The search for McCann’s grave in the abandoned field could begin this week. Portuguese police will lead the dig, which is being funded under Operation Grange. They will start by using ground penetrating radar equipment and helicopters to map out the area, which is the size of three football fields. They are searching for abnormalities in the soil, replanted vegetation and other signs of a rogue grave. It has angered many local business owners who say piles of fresh dirt in the search for a missing child will not be good for tourism. Local pub owner Nancy Thompson told the BBC that she feared it would ruin the summer season. “Why now? Why didn’t they do it at the time?” she said. “It will be like a circus town.”
Portuguese police have also warned that if the dig becomes a media extravaganza they will cease operations. They also threatened British police that if they give press conferences or leak information during the digs, the operation will be stopped. According to Mark Rowley, assistant commissioner of the Metropolitan Police, the media must not behave as they did when McCann first disappeared. In an open letter to British newspapers, he warned reporters to stay away. “If we provide any briefings or information on the work they are undertaking on our behalf, or if reporters cause any disruption to their work in Portugal, activity will cease.”
British police have also expressed concern that Portuguese police may have information from other criminal investigations that could provide clues in the McCann case, but because the Portuguese cops, known as the policia judiciaria, have been so strongly criticized for their initial handling of the case, the British police have to tread lightly. According to Andy Redwood, who is leading the Operation Grange operation, they won’t give up.
"Sitting in police exhibits stores somewhere on the Algarve could be forensic material which we and our senior colleagues in the policia judiciaria are not aware of,” Redwood told reporters last month. “We're keen to find out about that. We're not going to stop asking questions until we are satisfied we have everything that is available."
Meanwhile in Rothley, Leicestershire, McCann’s parents spent a somber day following a birthday ritual they know all too well.
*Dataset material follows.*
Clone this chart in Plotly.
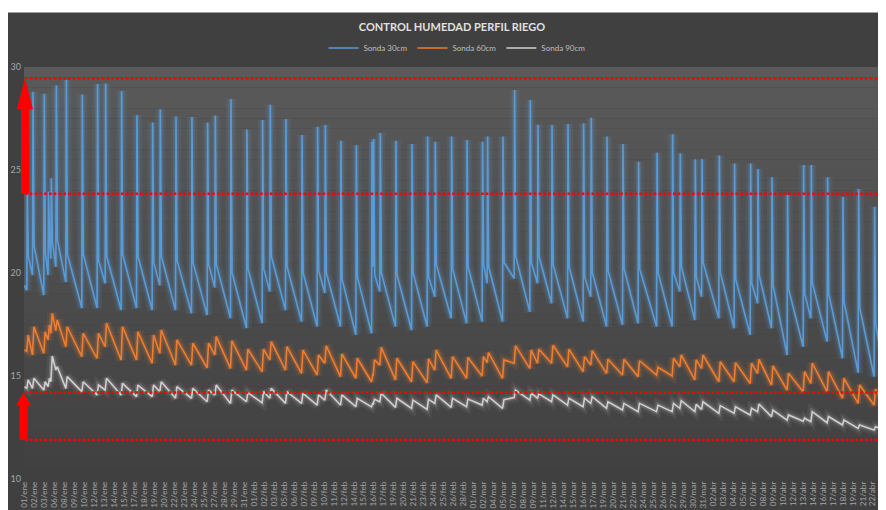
import plotly.graph_objects as go

# ---------------- DATA ----------------
etiquetas = [
    "01/ene", "02/ene", "03/ene", "06/ene", "08/ene", "09/ene", "10/ene", "12/ene", "13/ene", "14/ene",
    "15/ene", "17/ene", "18/ene", "19/ene", "20/ene", "22/ene", "23/ene", "24/ene", "25/ene", "27/ene",
    "28/ene", "29/ene", "31/ene", "01/feb", "02/feb", "03/feb", "05/feb", "06/feb", "07/feb", "09/feb",
    "10/feb", "11/feb", "12/feb", "14/feb", "15/feb", "16/feb", "17/feb", "19/feb", "20/feb", "21/feb",
    "23/feb", "24/feb", "25/feb", "26/feb", "28/feb", "01/mar", "02/mar", "04/mar", "05/mar", "07/mar",
    "08/mar", "09/mar", "11/mar", "12/mar", "14/mar", "15/mar", "16/mar", "17/mar", "19/mar", "20/mar",
    "21/mar", "22/mar", "24/mar", "25/mar", "26/mar", "27/mar", "29/mar", "30/mar", "31/mar", "02/abr",
    "03/abr", "04/abr", "05/abr", "07/abr", "08/abr", "09/abr", "10/abr", "12/abr", "13/abr", "14/abr",
    "16/abr", "17/abr", "18/abr", "19/abr", "21/abr", "22/abr", "23/abr",
]

# irrigation events: position on the category axis (in label slots)
riego_pos = [
    0.25, 0.82, 1.95, 2.38, 2.66, 3.16, 4.16, 5.76, 7.29, 8.10,
    9.70, 11.24, 12.81, 13.58, 15.15, 16.75, 18.32, 19.09, 20.66, 22.26,
    23.83, 24.60, 26.17, 27.78, 29.34, 30.11, 31.68, 33.22, 34.79, 34.95,
    35.62, 37.19, 38.80, 40.36, 41.13, 42.77, 44.31, 45.87, 46.37, 47.92,
    49.08, 50.65, 51.42, 52.83, 54.43, 55.99, 56.76, 58.34, 59.94, 61.50,
    63.35, 64.91, 65.68, 67.18, 67.86, 69.59, 71.12, 72.73, 73.47, 74.87,
    76.43, 78.04, 78.81, 80.44, 81.98, 83.55, 85.15,
]
pos_inicio = 0.0
pos_fin = 86.32

# Sonda 30cm
s30_inicio, s30_fin = 19.4, 14.6
s30_valle = [
    19.17, 19.9, 18.93, 19.9, 20.7, 20.3, 19.56, 18.3, 18.3, 19.5,
    18.2, 18.3, 18.2, 19.4, 18.2, 18.05, 17.96, 19.3, 17.8, 17.33,
    17.57, 19.1, 18.2, 17.64, 17.4, 19.03, 17.4, 17.0, 17.07, 20.3,
    19.1, 17.4, 17.23, 17.4, 18.85, 17.8, 17.56, 17.64, 19.5, 17.64,
    19.74, 18.12, 19.5, 18.53, 17.8, 17.64, 18.85, 17.4, 17.48, 17.56,
    17.4, 17.4, 19.1, 17.72, 18.85, 17.8, 17.32, 17.0, 18.53, 17.32,
    16.02, 16.42, 17.8, 16.67, 15.86, 15.16, 14.97,
]
s30_pico = [
    24.0, 28.8, 28.7, 23.95, 24.6, 29.1, 29.37, 28.67, 29.17, 29.2,
    28.83, 27.67, 27.3, 27.95, 27.6, 27.57, 27.3, 27.65, 28.45, 26.97,
    27.43, 28.17, 27.48, 26.7, 27.1, 27.18, 26.42, 26.2, 26.37, 26.5,
    26.8, 26.42, 26.26, 26.62, 26.37, 26.62, 26.46, 26.37, 26.62, 26.62,
    28.88, 28.4, 27.2, 27.18, 27.23, 27.27, 27.54, 26.62, 26.26, 25.4,
    25.84, 26.73, 25.81, 25.52, 25.53, 25.7, 25.32, 25.32, 25.05, 24.65,
    23.79, 25.24, 25.24, 24.65, 23.7, 24.08, 23.22,
]
s30_codo = [
    20.8, 21.3, 21.0, 21.4, 21.5, 21.6, 20.9, 20.9, 20.6, 20.8,
    20.9, 20.8, 20.5, 20.8, 20.6, 20.5, 20.4, 20.4, 20.0, 20.2,
    20.2, 20.8, 20.3, 20.0, 20.1, 20.0, 19.7, 19.8, 20.5, 19.9,
    20.0, 19.9, 20.0, 19.8, 20.4, 20.2, 20.3, 20.4, 20.3, 20.5,
    20.8, 20.5, 20.8, 20.4, 20.3, 19.8, 20.0, 20.1, 20.2, 20.2,
    20.0, 20.0, 20.3, 19.8, 20.5, 20.0, 19.7, 19.5, 19.9, 19.4,
    19.2, 19.0, 19.5, 19.0, 18.6, 18.3, 17.5,
]

# Sonda 60cm
s60_inicio, s60_fin = 16.26, 13.51
s60_valle = [
    16.2, 16.02, 16.1, 16.75, 17.07, 17.2, 16.42, 15.94, 15.86, 16.42,
    15.78, 15.78, 15.62, 16.1, 15.53, 15.53, 15.4, 16.02, 15.37, 15.29,
    15.21, 15.78, 15.29, 15.13, 15.05, 15.62, 14.97, 14.89, 14.72, 15.0,
    15.53, 14.81, 14.72, 14.67, 15.29, 14.89, 14.89, 15.0, 15.65, 14.89,
    15.62, 15.37, 15.62, 15.62, 15.45, 15.21, 15.53, 15.13, 15.05, 14.97,
    15.05, 15.0, 15.45, 14.81, 15.37, 14.72, 14.72, 14.64, 15.13, 14.56,
    14.32, 14.24, 14.64, 14.24, 13.92, 13.67, 13.59,
]
s60_pico = [
    16.99, 17.39, 17.15, 17.48, 18.04, 17.72, 17.39, 17.07, 17.07, 17.56,
    17.39, 17.15, 16.99, 17.23, 16.75, 16.59, 16.59, 16.91, 16.71, 16.3,
    16.3, 16.67, 16.42, 16.26, 16.02, 16.46, 16.07, 15.86, 15.1, 15.78,
    16.39, 15.86, 15.7, 15.83, 16.26, 15.94, 15.9, 15.94, 16.13, 15.78,
    16.46, 16.26, 16.3, 16.49, 16.3, 15.94, 16.23, 15.81, 15.81, 15.74,
    15.42, 15.86, 16.02, 15.78, 16.02, 15.7, 15.65, 15.62, 15.81, 15.49,
    15.13, 15.21, 15.62, 15.21, 14.89, 14.56, 14.35,
]

# Sonda 90cm
s90_inicio, s90_fin = 14.48, 12.35
s90_valle = [
    14.4, 14.4, 14.32, 14.48, 14.72, 15.29, 14.4, 14.24, 14.08, 14.32,
    14.08, 14.0, 14.0, 14.24, 13.92, 13.92, 13.75, 14.08, 13.67, 13.75,
    13.7, 13.92, 13.67, 13.67, 13.59, 13.83, 13.59, 13.51, 13.5, 13.6,
    13.75, 13.48, 13.43, 13.38, 13.67, 13.48, 13.51, 13.59, 13.75, 13.43,
    13.95, 13.83, 13.92, 13.75, 13.59, 13.51, 13.67, 13.43, 13.35, 13.27,
    13.27, 13.27, 13.43, 13.27, 13.38, 13.19, 13.19, 13.11, 13.27, 13.03,
    12.86, 12.8, 12.78, 12.73, 12.62, 12.46, 12.38,
]
s90_pico = [
    14.81, 14.89, 14.72, 14.89, 15.97, 15.45, 14.97, 14.72, 14.56, 14.89,
    14.64, 14.56, 14.56, 14.72, 14.48, 14.4, 14.32, 14.56, 14.32, 14.19,
    14.24, 14.4, 14.24, 14.16, 14.08, 14.32, 14.08, 13.92, 13.7, 13.87,
    14.16, 13.92, 13.83, 13.87, 14.08, 13.92, 13.88, 13.92, 14.0, 13.85,
    14.32, 14.16, 14.13, 14.08, 13.92, 13.92, 14.0, 13.75, 13.67, 13.67,
    13.59, 13.67, 13.8, 13.62, 13.75, 13.56, 13.51, 13.43, 13.64, 13.35,
    13.11, 12.95, 13.27, 13.03, 12.86, 12.62, 12.54,
]

# red reference levels (dotted lines)
lineas_rojas = [29.45, 23.85, 14.2, 11.9]

series = ["Sonda 30cm", "Sonda 60cm", "Sonda 90cm"]
y_ticks = [10, 15, 20, 25, 30]

# ---------------- LAYOUT CONSTANTS ----------------
W, H = 886, 510
OFF = 8                      # page offset of the figure inside the browser page
ML, MR, MT, MB = 16, 8, 59, 39
PW, PH = W - ML - MR, H - MT - MB
Y_MIN, Y_MAX = 10, 30


def build(inicio, valle, pico, fin, codo=None, subida=0.1):
    xs, ys = [pos_inicio], [inicio]
    for i, p in enumerate(riego_pos):
        xs.append(p - 0.02)
        ys.append(valle[i])
        xs.append(p + subida)
        ys.append(pico[i])
        if codo is not None:
            xs.append(p + subida + 0.11)
            ys.append(codo[i])
    xs.append(pos_fin)
    ys.append(fin)
    return xs, ys


colores = ["#5B9BD5", "#ED7D31", "#CFCFCF"]
glow = ["rgba(91,155,213,0.22)", "rgba(237,125,49,0.22)", "rgba(210,210,210,0.18)"]
glow2 = ["rgba(91,155,213,0.10)", "rgba(237,125,49,0.10)", "rgba(210,210,210,0.08)"]

datos = [
    build(s30_inicio, s30_valle, s30_pico, s30_fin, s30_codo, subida=0.03),
    build(s60_inicio, s60_valle, s60_pico, s60_fin, subida=0.12),
    build(s90_inicio, s90_valle, s90_pico, s90_fin, subida=0.12),
]

fig = go.Figure()
for k, (xs, ys) in enumerate(datos):
    fig.add_trace(go.Scatter(x=xs, y=ys, mode="lines", showlegend=False, hoverinfo="skip",
                             line=dict(color=glow2[k], width=10)))
    fig.add_trace(go.Scatter(x=xs, y=ys, mode="lines", showlegend=False, hoverinfo="skip",
                             line=dict(color=glow[k], width=5)))
    fig.add_trace(go.Scatter(x=xs, y=ys, mode="lines", name=series[k],
                             line=dict(color=colores[k], width=1.6)))


def pxx(px):          # page x pixel -> paper x
    return (px - OFF - ML) / PW


def pxy(py):          # page y pixel -> paper y
    return (H - MB - (py - OFF)) / PH


def vy(v):
    return (v - Y_MIN) / (Y_MAX - Y_MIN)


shapes = []
# plot-area vertical gradient
N = 40
top_c, bot_c = (90, 90, 90), (64, 64, 64)
for i in range(N):
    t = (i + 0.5) / N
    c = [round(top_c[j] + (bot_c[j] - top_c[j]) * t) for j in range(3)]
    shapes.append(dict(type="rect", xref="paper", yref="paper", x0=0, x1=1,
                       y0=1 - (i + 1) / N, y1=1 - i / N, layer="below",
                       line=dict(width=0), fillcolor="rgb(%d,%d,%d)" % tuple(c)))
# white strip at the top of the picture
shapes.append(dict(type="rect", xref="paper", yref="paper", x0=pxx(0), x1=pxx(W + 20),
                   y0=pxy(12.5), y1=pxy(OFF), layer="above", line=dict(width=0),
                   fillcolor="white"))
# dotted red lines
for v in lineas_rojas:
    shapes.append(dict(type="line", xref="paper", yref="y", x0=pxx(25), x1=pxx(900), y0=v, y1=v,
                       layer="above", line=dict(color="#FF0000", width=2.6, dash="2.6px,2.2px")))


def flecha(cx, v_tip, v_end, head_px, hh, sh, up=True):
    tip = vy(v_tip)
    end = vy(v_end)
    d = head_px / PH
    base = tip - d if up else tip + d
    x = pxx
    path = ("M {a},{e} L {a},{b} L {c},{b} L {t},{tp} L {f},{b} L {g},{b} L {g},{e} Z"
            .format(a=x(cx - sh), e=end, b=base, c=x(cx - hh), t=x(cx), tp=tip,
                    f=x(cx + hh), g=x(cx + sh)))
    return dict(type="path", xref="paper", yref="paper", path=path, layer="above",
                fillcolor="#FF0000", line=dict(width=0))


shapes.append(flecha(25, lineas_rojas[0], lineas_rojas[1], 31, 8, 4, up=True))
shapes.append(flecha(23.5, lineas_rojas[2], lineas_rojas[3], 13, 7.5, 4, up=True))
shapes.append(flecha(887, lineas_rojas[1], lineas_rojas[0], 31, 8, 4, up=False))
shapes.append(flecha(887, lineas_rojas[3], lineas_rojas[2], 13, 8, 4, up=False))

FONT = "Lato, Roboto, sans-serif"

fig.update_layout(
    width=W, height=H,
    margin=dict(l=ML, r=MR, t=MT, b=MB, pad=0),
    paper_bgcolor="#404040",
    plot_bgcolor="#404040",
    template="none",
    font=dict(family=FONT, color="#A6A6A6", size=9),
    title=dict(text="<b>CONTROL HUMEDAD PERFIL RIEGO</b>", x=(452 - OFF) / W, xanchor="center",
               y=1 - (27 - OFF) / H, yanchor="middle",
               font=dict(family=FONT, size=11, color="#E0E0E0")),
    legend=dict(orientation="h", x=pxx(457), xanchor="center", y=pxy(48), yanchor="middle",
                bgcolor="rgba(0,0,0,0)", font=dict(family=FONT, size=8, color="#BFBFBF"),
                itemwidth=30, tracegroupgap=0),
    xaxis=dict(range=[-0.05, pos_fin], tickmode="array",
               tickvals=list(range(len(etiquetas))), ticktext=etiquetas,
               tickangle=-90, showgrid=False, zeroline=False, showline=False,
               ticks="", automargin=False, fixedrange=True,
               tickfont=dict(family=FONT, size=8.2, color="#A6A6A6")),
    yaxis=dict(range=[Y_MIN, Y_MAX], tickmode="array", tickvals=y_ticks,
               showgrid=False, zeroline=False, showline=False, ticks="",
               automargin=False, ticklabelstandoff=2,
               tickfont=dict(family=FONT, size=9, color="#A6A6A6")),
    shapes=shapes,
    hovermode=False,
)

fig.write_html("out.html")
They ate birthday cake and placed birthday gifts befitting an 11-year-old girl in Madeleine’s pink bedroom, which has not been changed since she disappeared. The gifts marking the last seven birthdays are there waiting for her to come home to open. “It’s a long time,” Kate McCann told the BBC in a heartbreaking interview ahead of the birthday. “The room’s absolutely the same but she might want to change it a bit now she’s a bit older. You think, 11 – she’s due to start big school in September.”